### REQUIREMENT:
Extract word for word the lines of the listing from its start to the line holding "Chart.register(...registerables);", both ends kept; pictures are not part of the copy.

### DATA EXCERPT:
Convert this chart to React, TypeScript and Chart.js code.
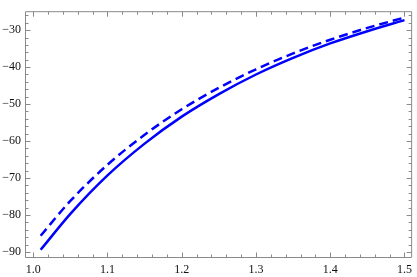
import React, { useEffect, useRef } from "react";
import { Chart, registerables } from "chart.js";

Chart.register(...registerables);

// Data
const xValues = [1.01, 1.05, 1.1, 1.15, 1.2, 1.25, 1.3, 1.35, 1.4, 1.45, 1.5];
const solidValues = [-89.4, -79.7, -69.3, -60.7, -53.4, -47.3, -42.0, -37.5, -33.6, -30.3, -27.3];
const dashedValues = [-85.6, -76.2, -66.4, -58.3, -51.4, -45.6, -40.6, -36.3, -32.6, -29.4, -26.6];

const xTickValues = [1.0, 1.1, 1.2, 1.3, 1.4, 1.5];
const xTickLabels = ["1.0", "1.1", "1.2", "1.3", "1.4", "1.5"];
const yTickValues = [-90, -80, -70, -60, -50, -40, -30];
const yTickLabels = ["\u221290", "\u221280", "\u221270", "\u221260", "\u221250", "\u221240", "\u221230"];

const xMinorStep = 0.02;
const yMinorStep = 2;

const X_MIN = 0.9889;
const X_MAX = 1.5103;
const Y_MIN = -91.63;
const Y_MAX = -24.88;

const FRAME_COLOR = "#8a8a8a";
const LINE_COLOR = "#0000ff";

const framePlugin = {
  id: "frameTicks",
  afterDraw(chart: any) {
    const { ctx, chartArea } = chart;
    const xs = chart.scales.x;
    const ys = chart.scales.y;
    const left = chartArea.left + 0.5;
    const right = chartArea.right - 0.5;
    const top = chartArea.top + 0.5;
    const bottom = chartArea.bottom - 0.5;
    ctx.save();
    ctx.strokeStyle = FRAME_COLOR;
    ctx.lineWidth = 1;
    ctx.beginPath();
    ctx.rect(left, top, right - left, bottom - top);
    ctx.stroke();

    const majorLen = 5;
    const minorLen = 3;
    ctx.beginPath();
    // x ticks (bottom & top)
    const kx0 = Math.ceil(X_MIN / xMinorStep - 1e-9);
    const kx1 = Math.floor(X_MAX / xMinorStep + 1e-9);
    for (let k = kx0; k <= kx1; k++) {
      const v = k * xMinorStep;
      const isMajor = xTickValues.some((t) => Math.abs(t - v) < 1e-6);
      const len = isMajor ? majorLen : minorLen;
      const px = Math.round(xs.getPixelForValue(v)) + 0.5;
      ctx.moveTo(px, bottom);
      ctx.lineTo(px, bottom - len);
      ctx.moveTo(px, top);
      ctx.lineTo(px, top + len);
    }
    // y ticks (left & right)
    const ky0 = Math.ceil(Y_MIN / yMinorStep - 1e-9);
    const ky1 = Math.floor(Y_MAX / yMinorStep + 1e-9);
    for (let k = ky0; k <= ky1; k++) {
      const v = k * yMinorStep;
      const isMajor = yTickValues.some((t) => Math.abs(t - v) < 1e-6);
      const len = isMajor ? majorLen : minorLen;
      const py = Math.round(ys.getPixelForValue(v)) + 0.5;
      ctx.moveTo(left, py);
      ctx.lineTo(left + len, py);
      ctx.moveTo(right, py);
      ctx.lineTo(right - len, py);
    }
    ctx.stroke();
    ctx.restore();
  },
};

export default function App() {
  const canvasRef = useRef<HTMLCanvasElement | null>(null);

  useEffect(() => {
    if (!canvasRef.current) return;
    const chart = new Chart(canvasRef.current, {
      type: "line",
      data: {
        datasets: [
          {
            label: "solid",
            data: xValues.map((x, i) => ({ x, y: solidValues[i] })),
            borderColor: LINE_COLOR,
            borderWidth: 2.5,
            pointRadius: 0,
            cubicInterpolationMode: "monotone",
            fill: false,
          },
          {
            label: "dashed",
            data: xValues.map((x, i) => ({ x, y: dashedValues[i] })),
            borderColor: LINE_COLOR,
            borderWidth: 2.5,
            borderDash: [9, 5],
            pointRadius: 0,
            cubicInterpolationMode: "monotone",
            fill: false,
          },
        ],
      },
      options: {
        animation: false,
        responsive: false,
        maintainAspectRatio: false,
        devicePixelRatio: 1,
        layout: { padding: { top: 1, right: 1, left: 0, bottom: 0 } },
        plugins: {
          legend: { display: false },
          tooltip: { enabled: false },
        },
        events: [],
        scales: {
          x: {
            type: "linear",
            min: X_MIN,
            max: X_MAX,
            grid: { display: false, drawTicks: false },
            border: { display: false },
            afterBuildTicks: (scale: any) => {
              scale.ticks = xTickValues.map((v) => ({ value: v }));
            },
            afterFit: (scale: any) => {
              scale.height = 19;
            },
            ticks: {
              autoSkip: false,
              maxRotation: 0,
              padding: 5,
              color: "#111",
              font: { family: "'Liberation Serif', 'Times New Roman', serif", size: 12 },
              callback: (_v: any, i: number) => xTickLabels[i],
            },
          },
          y: {
            type: "linear",
            min: Y_MIN,
            max: Y_MAX,
            grid: { display: false, drawTicks: false },
            border: { display: false },
            afterBuildTicks: (scale: any) => {
              scale.ticks = yTickValues.map((v) => ({ value: v }));
            },
            afterFit: (scale: any) => {
              scale.width = 25;
            },
            ticks: {
              autoSkip: false,
              padding: 4,
              color: "#111",
              font: { family: "'Liberation Serif', 'Times New Roman', serif", size: 12 },
              callback: (_v: any, i: number) => yTickLabels[i],
            },
          },
        },
      },
      plugins: [framePlugin],
    } as any);
    return () => chart.destroy();
  }, []);

  return (
    <div style={{ position: "fixed", left: 0, top: 0, width: 417, height: 277, background: "#fff" }}>
      <canvas ref={canvasRef} width={417} height={277} style={{ display: "block", width: 417, height: 277 }} />
    </div>
  );
}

### WRITTEN ANSWER:
Convert this chart to React, TypeScript and Chart.js code.
import React, { useEffect, useRef } from "react";
import { Chart, registerables } from "chart.js";

Chart.register(...registerables);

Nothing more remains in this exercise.